- What to produce -
The data must be written out once more, precisely as given.

>> Begin Dataset extract

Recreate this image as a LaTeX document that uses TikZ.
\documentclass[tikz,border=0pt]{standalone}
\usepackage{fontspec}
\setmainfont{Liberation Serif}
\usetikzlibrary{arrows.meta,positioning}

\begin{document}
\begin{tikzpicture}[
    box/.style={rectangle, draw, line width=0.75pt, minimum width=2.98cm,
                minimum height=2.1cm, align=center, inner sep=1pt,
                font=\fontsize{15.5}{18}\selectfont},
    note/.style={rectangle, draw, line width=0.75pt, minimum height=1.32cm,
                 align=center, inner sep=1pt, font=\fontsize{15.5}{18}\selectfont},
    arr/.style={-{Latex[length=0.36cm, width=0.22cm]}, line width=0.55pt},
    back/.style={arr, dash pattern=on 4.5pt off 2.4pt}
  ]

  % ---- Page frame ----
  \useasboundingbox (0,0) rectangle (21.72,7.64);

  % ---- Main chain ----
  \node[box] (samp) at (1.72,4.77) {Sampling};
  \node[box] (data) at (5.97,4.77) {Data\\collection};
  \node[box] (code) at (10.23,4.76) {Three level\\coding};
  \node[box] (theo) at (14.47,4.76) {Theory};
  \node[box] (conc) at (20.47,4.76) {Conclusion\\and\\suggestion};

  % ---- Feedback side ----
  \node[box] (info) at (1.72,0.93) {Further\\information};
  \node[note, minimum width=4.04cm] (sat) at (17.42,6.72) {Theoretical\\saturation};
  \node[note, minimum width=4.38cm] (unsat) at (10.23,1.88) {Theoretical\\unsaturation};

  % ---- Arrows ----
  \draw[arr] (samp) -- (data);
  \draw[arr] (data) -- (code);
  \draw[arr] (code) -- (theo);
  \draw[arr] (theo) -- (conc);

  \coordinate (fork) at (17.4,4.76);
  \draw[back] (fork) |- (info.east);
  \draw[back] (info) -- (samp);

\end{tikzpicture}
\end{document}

>> End Dataset extract

- The answer -
Recreate this image as a LaTeX document that uses TikZ.
\documentclass[tikz,border=0pt]{standalone}
\usepackage{fontspec}
\setmainfont{Liberation Serif}
\usetikzlibrary{arrows.meta,positioning}

\begin{document}
\begin{tikzpicture}[
    box/.style={rectangle, draw, line width=0.75pt, minimum width=2.98cm,
                minimum height=2.1cm, align=center, inner sep=1pt,
                font=\fontsize{15.5}{18}\selectfont},
    note/.style={rectangle, draw, line width=0.75pt, minimum height=1.32cm,
                 align=center, inner sep=1pt, font=\fontsize{15.5}{18}\selectfont},
    arr/.style={-{Latex[length=0.36cm, width=0.22cm]}, line width=0.55pt},
    back/.style={arr, dash pattern=on 4.5pt off 2.4pt}
  ]

  % ---- Page frame ----
  \useasboundingbox (0,0) rectangle (21.72,7.64);

  % ---- Main chain ----
  \node[box] (samp) at (1.72,4.77) {Sampling};
  \node[box] (data) at (5.97,4.77) {Data\\collection};
  \node[box] (code) at (10.23,4.76) {Three level\\coding};
  \node[box] (theo) at (14.47,4.76) {Theory};
  \node[box] (conc) at (20.47,4.76) {Conclusion\\and\\suggestion};

  % ---- Feedback side ----
  \node[box] (info) at (1.72,0.93) {Further\\information};
  \node[note, minimum width=4.04cm] (sat) at (17.42,6.72) {Theoretical\\saturation};
  \node[note, minimum width=4.38cm] (unsat) at (10.23,1.88) {Theoretical\\unsaturation};

  % ---- Arrows ----
  \draw[arr] (samp) -- (data);
  \draw[arr] (data) -- (code);
  \draw[arr] (code) -- (theo);
  \draw[arr] (theo) -- (conc);

  \coordinate (fork) at (17.4,4.76);
  \draw[back] (fork) |- (info.east);
  \draw[back] (info) -- (samp);

\end{tikzpicture}
\end{document}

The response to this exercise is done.